Rail: Three years ago, Black Square Editions published Games & Stunts, a collection of your stories (or prose pieces), each of which develops from a game or trick. Because Games & Stunts and Same Faces share the same publisher, and because of the proximity of each one’s respective release date, it’s tempting to see the books as companions, each informing the other. Would you go this far? More broadly, how does your imaginative prose relate to your verse poetry?
Mobilio: Well, the idea of order and disruption working with and against one another is the animating concept behind Games & Stunts. The short fictions in that book were built from late 19th-century game manuals, books that catalogued the precise rules and practices for all kinds of outdoor sports and parlor games. What amused me about their prose was how it employed a near-military tone to lay out the means by which you are supposed to have fun. This paradox—hyper-directive language and rules as the source of the disordered behavior and emotional tumult that we experience when we play—is kin to the paradox I’m describing between sense and syntax in Same Faces.
The first few stories in Games started out as prose poems, and I suppose they can still be read as such; eventually I introduced a group of characters and those pieces are more readily categorized as fiction. In both books, I suppose, my concerns are diminutive ones: whether the granular language of rules and minute actions of the game-players or, in Faces, small evocations of mental discontinuities and dislocated feelings. My observational range is rather “small picture,” you might say. More snapshot than Cinemascope.
Rail: Albert, thank you for devoting so much of your time to a discussion of your work. It feels fitting to end our conversation with a question about “Guide for the Discouraged,” the magnificent final poem in Same Faces. I’m not certain if it is a mosaic of aphorisms and propositions told from one critical voice, if it is the wise, disconnected trance ramblings of a shaman, or a panoply of voices sounding forth in grand procession, but whatever it is, it is powerful. I experienced a visceral thrill moving through it. What started as a bit of a head-scratcher left me vibrating all over. What are your thoughts about this poem and what inspired it?
Mobilio: This has been a delight, Tony. I don’t much brood on these issues so it’s useful for me to hear from a reader as attentive and astute as you. Again, you’re spot on about the various voices and dictions threaded through “Guide.” They shift from deploying archaic notes from 18th-century poems to Burt Bacharach lyrics, from film noir dialogue to philosophical phraseology. “Trance ramblings of a shaman” is as good a description as I could manage. Although, I’d prefer a modifier—a would-be shaman.

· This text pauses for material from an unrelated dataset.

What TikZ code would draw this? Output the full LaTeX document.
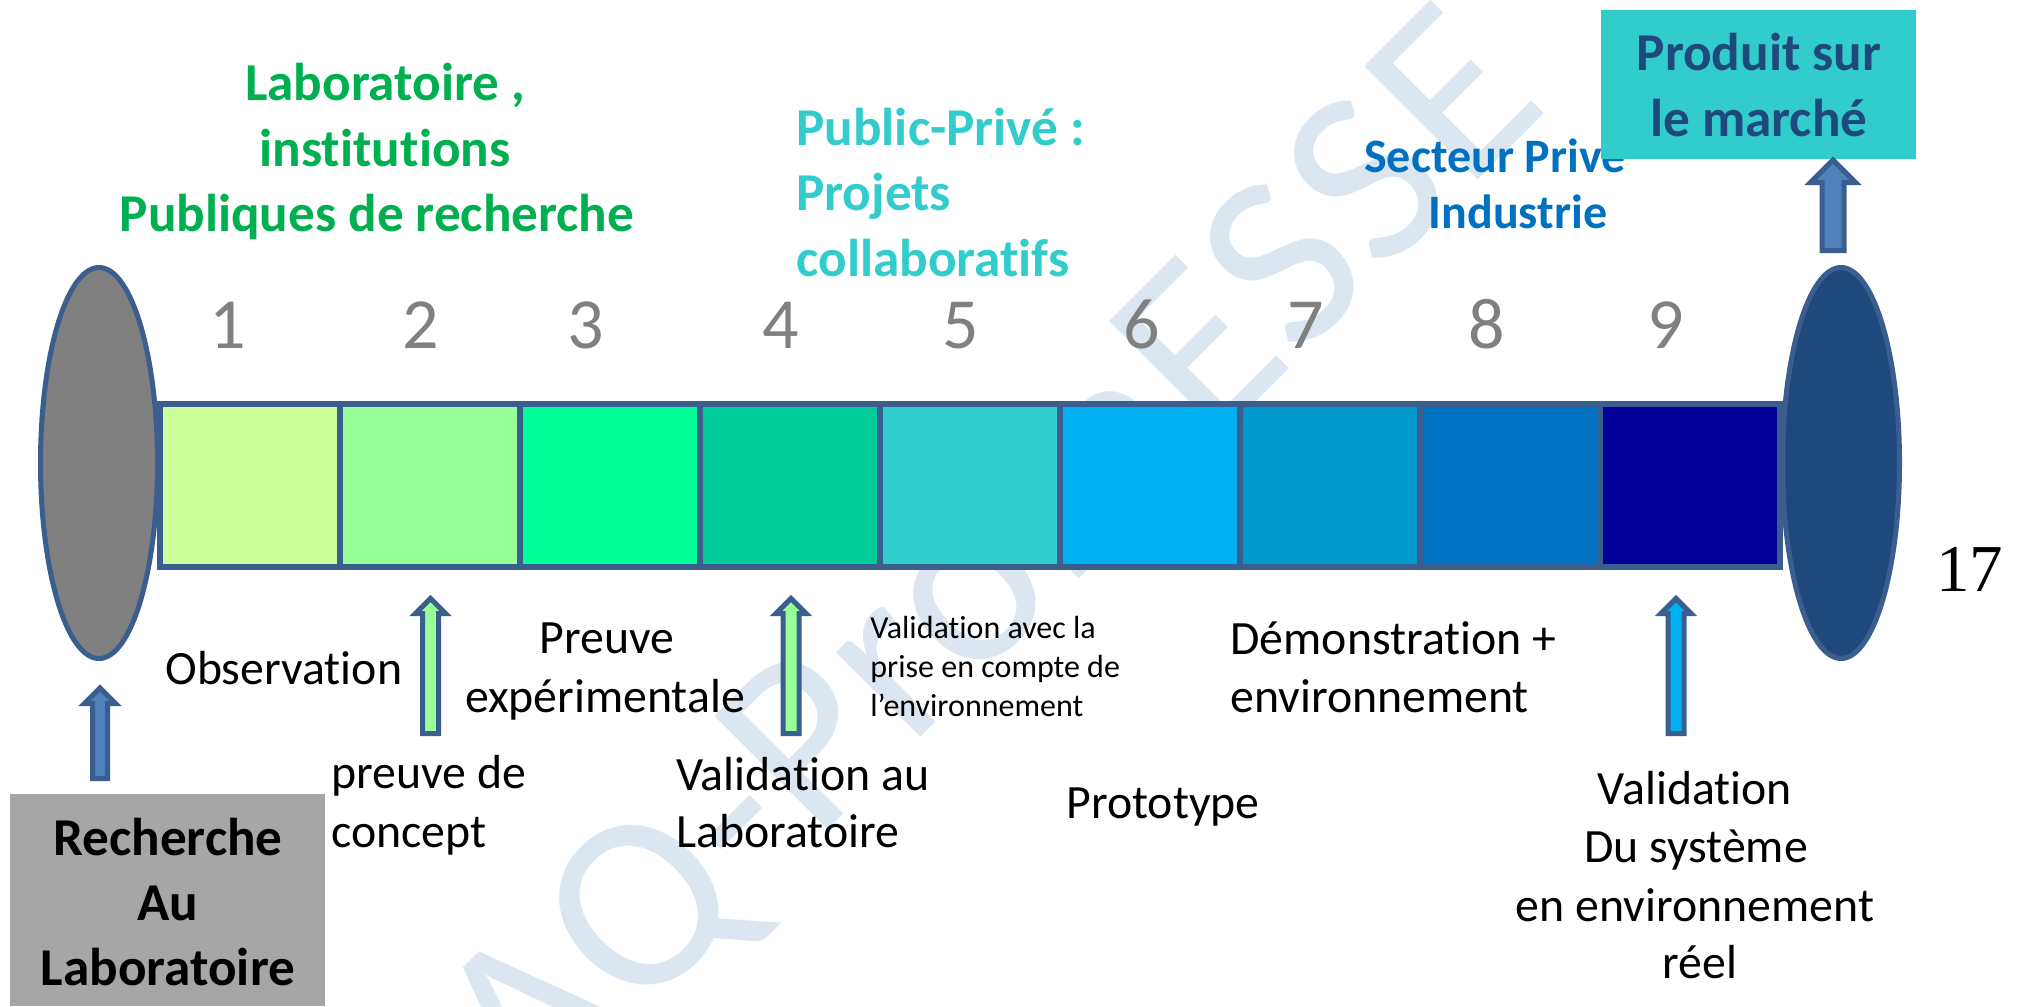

I mentioned reading Lichtenberg and Cioran as inspirations. Those books make use of what seems to me an inherently comic form—the aphorism. The form is typically directed at so-called large ideas so its very brevity is a comment on the weightiness of those ideas. The brevity is subversive. I wrote about Cioran’s aphorisms many years ago and suggested he could play the Kramer character on Seinfeld—the big-browed philosopher who sidles into the restaurant booth as his pals order drinks and intones, “Any and all water is the color of drowning.” In “Guide,” I wanted to exaggerate that comic effect but retain a strong glimmer of the seriousness of the subject being addressed. The poem—despite its chorus of impersonations—operates, however slyly, in a confessional register.
A collection of aphorisms, too, is not meant necessarily to be read in order; you should be able to open to a page at random. I wanted the poem to have multiple points of entry and thus would encourage reading forward and backward, skipping around. The structure isn’t quite arbitrary but that’s an initial impression I want to be alive for the reader. More uncertainty. It’s often unpleasant in life—hasn’t this year been a lesson in that—but in art, it can be regarded from a safe distance. The great buzzing confusion, as William James called it, is manageable on a page or within a frame.
Joseph Donahue—the brilliant poet and a longtime friend—and I were trading misheard lyrics from our youth sometime in the early ’80s. There’s a line in Cream’s “Badge” that goes “Then I told you 'bout our kid, now he's married to Mabel,” which he had always believed was “Then I told you 'bout our kid, now he’s not a tomato.” This led him to an interpretation that involved a family whose offspring had been reduced to a vegetative state by drug use. The parent, however, demurred and instead asserted, “He’s not a tomato.” Or, Donahue posited, maybe this was a Surrealist declaration: all of us are fruits and vegetables except this kid, who emphatically is not. I’m indifferent to Clapton’s actual line. Who cares who Mabel married? But Joe’s mistaken reception produced better, even wonderful possibilities. That’s my sweet spot—between what’s said and what’s heard—the uncertain space where mistakes arise and dislocations occur. The zone of perplexity.